Mr. Burgerman’s primary technique is to overlay doodles onto scenes of everyday life in New York, adding a stylized bird into the lap of a distracted subway rider, say, or sketching a quick pair of faces onto a bunch of bananas hanging off a vendor’s cart. “Once your eyes open to this kind of thing, you see it everywhere,” he said. The stories have become so popular that the Tate Modern featured them in an exhibition last year.
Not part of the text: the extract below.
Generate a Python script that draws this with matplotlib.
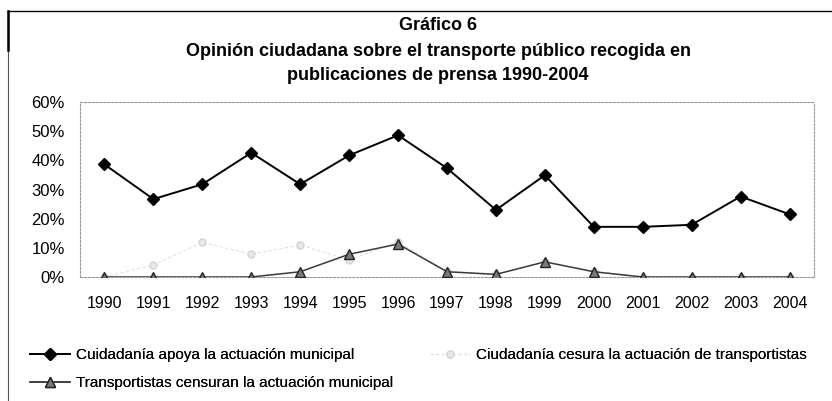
import matplotlib.pyplot as plt
from matplotlib.lines import Line2D
from matplotlib.ticker import PercentFormatter

plt.rcParams['font.family'] = ['Liberation Sans', 'DejaVu Sans']

years = ['1990', '1991', '1992', '1993', '1994', '1995', '1996', '1997',
         '1998', '1999', '2000', '2001', '2002', '2003', '2004']
apoya = [38.6, 26.7, 31.8, 42.6, 31.8, 41.7, 48.6, 37.3, 23.0, 34.9,
         17.2, 17.2, 17.9, 27.6, 21.5]
cesura = [0.0, 4.1, 11.9, 7.8, 11.0, 5.8, 12.0, 2.0, 1.0, 5.0,
          2.0, 0.0, 0.0, 0.0, 0.0]
censuran = [0.0, 0.0, 0.0, 0.0, 1.8, 7.8, 11.3, 1.8, 0.9, 5.2,
            1.8, 0.0, 0.0, 0.0, 0.0]

labels = ['Cuidadanía apoya la actuación municipal',
          'Ciudadanía cesura la actuación de transportistas',
          'Transportistas censuran la actuación municipal']

fig = plt.figure(figsize=(8.32, 4.01), dpi=100)
ax = fig.add_axes([80 / 832, 1 - 277 / 401, 734 / 832, 175 / 401])

x = range(len(years))
l2, = ax.plot(x, [v / 100 for v in cesura], color='#e2e2e2', lw=0.8,
              ls=(0, (3, 2)), marker='o', ms=5, mfc='#e8e8e8',
              mec='#d4d4d4', zorder=2)
l3, = ax.plot(x, [v / 100 for v in censuran], color='#3a3a3a', lw=1.1,
              marker='^', ms=7, mfc='#7a7a7a', mec='#222222', zorder=3)
l1, = ax.plot(x, [v / 100 for v in apoya], color='black', lw=1.4,
              marker='D', ms=6.5, mfc='black', mec='black', zorder=4)

ax.set_xlim(-0.5, len(years) - 0.5)
ax.set_ylim(0, 0.6)
ax.set_yticks([0, 0.1, 0.2, 0.3, 0.4, 0.5, 0.6])
ax.yaxis.set_major_formatter(PercentFormatter(1.0, decimals=0))
ax.set_xticks(list(x))
ax.set_xticklabels(years)
ax.tick_params(length=0)
ax.tick_params(axis='y', labelsize=12, pad=11)
ax.tick_params(axis='x', labelsize=11.5, pad=14)
for s in ax.spines.values():
    s.set_color('#9a9a9a')
    s.set_linestyle((0, (2, 1.5)))
    s.set_linewidth(0.8)

# title
tx = 438 / 832
fig.text(tx, 1 - 25 / 401, 'Gráfico 6', ha='center', va='center',
         fontsize=13, fontweight='bold')
fig.text(tx, 1 - 51 / 401,
         'Opinión ciudadana sobre el transporte público recogida en',
         ha='center', va='center', fontsize=13, fontweight='bold')
fig.text(tx, 1 - 75 / 401, 'publicaciones de prensa 1990-2004',
         ha='center', va='center', fontsize=13, fontweight='bold')

# legend, one entry at a time
leg_kw = dict(loc='center left', frameon=False, prop={'size': 11},
              handlelength=2.6, handletextpad=0.4, borderpad=0,
              borderaxespad=0)
spots = [(30, 355), (430, 355), (30, 383)]
for line, lab, (px, py) in zip([l1, l2, l3], labels, spots):
    fig.add_artist(fig.legend([line], [lab],
                              bbox_to_anchor=(px / 832, 1 - py / 401),
                              **leg_kw))

# frame lines of the scanned page
fig.add_artist(Line2D([8 / 832, 1], [1 - 11 / 401, 1 - 11 / 401],
                      color='black', lw=1.0, transform=fig.transFigure))
fig.add_artist(Line2D([8 / 832, 8 / 832], [0, 1 - 11 / 401],
                      color='#555555', lw=0.8, transform=fig.transFigure))
fig.add_artist(Line2D([8 / 832, 8 / 832], [1 - 50 / 401, 1 - 11 / 401],
                      color='black', lw=1.8, transform=fig.transFigure))

fig.savefig('out.png', dpi=100)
“There is a pleasure in using unsophisticated equipment,” said Mr. Burgerman, 37. But he is hardly an online naïf. In an attention-getting 2015 series called “Jon’s Famous Friends,” he juxtaposed clipped images of himself and celebrities side by side. In one, you see Mr. Burgerman on his couch, smiling at Taylor Swift, who is seated on a bench and gazing in his direction. In another, he pats the rippled torso of a young, shirtless and pantless Arnold Schwarzenegger. In a third, he applies lipstick to an open-mouthed Kim Kardashian West. “I wanted to show that if you put one image next to another, you can alter the reading,” he said.

Mr. Burgerman said he believes art can happen anywhere, at anytime, using anything, a concept he shares in the book “It’s Great to Create,” released Tuesday, using past projects to show amateur artists how to unlock their creativity.

Nicer Tuesdays: Jon Burgerman Video by It’s Nice That

Some suggestions: Paint your own clothes, the way Mr. Burgerman regularly does for friends; place something silly inside a clear box, like when he sold miniature, Play-Doh versions of Jeff Koons’s massive aluminum Play-Doh sculpture outside of the Whitney Museum; or grab a friend or new acquaintance and draw each other’s portraits in 60 seconds. (This one Mr. Burgerman has been doing for years.)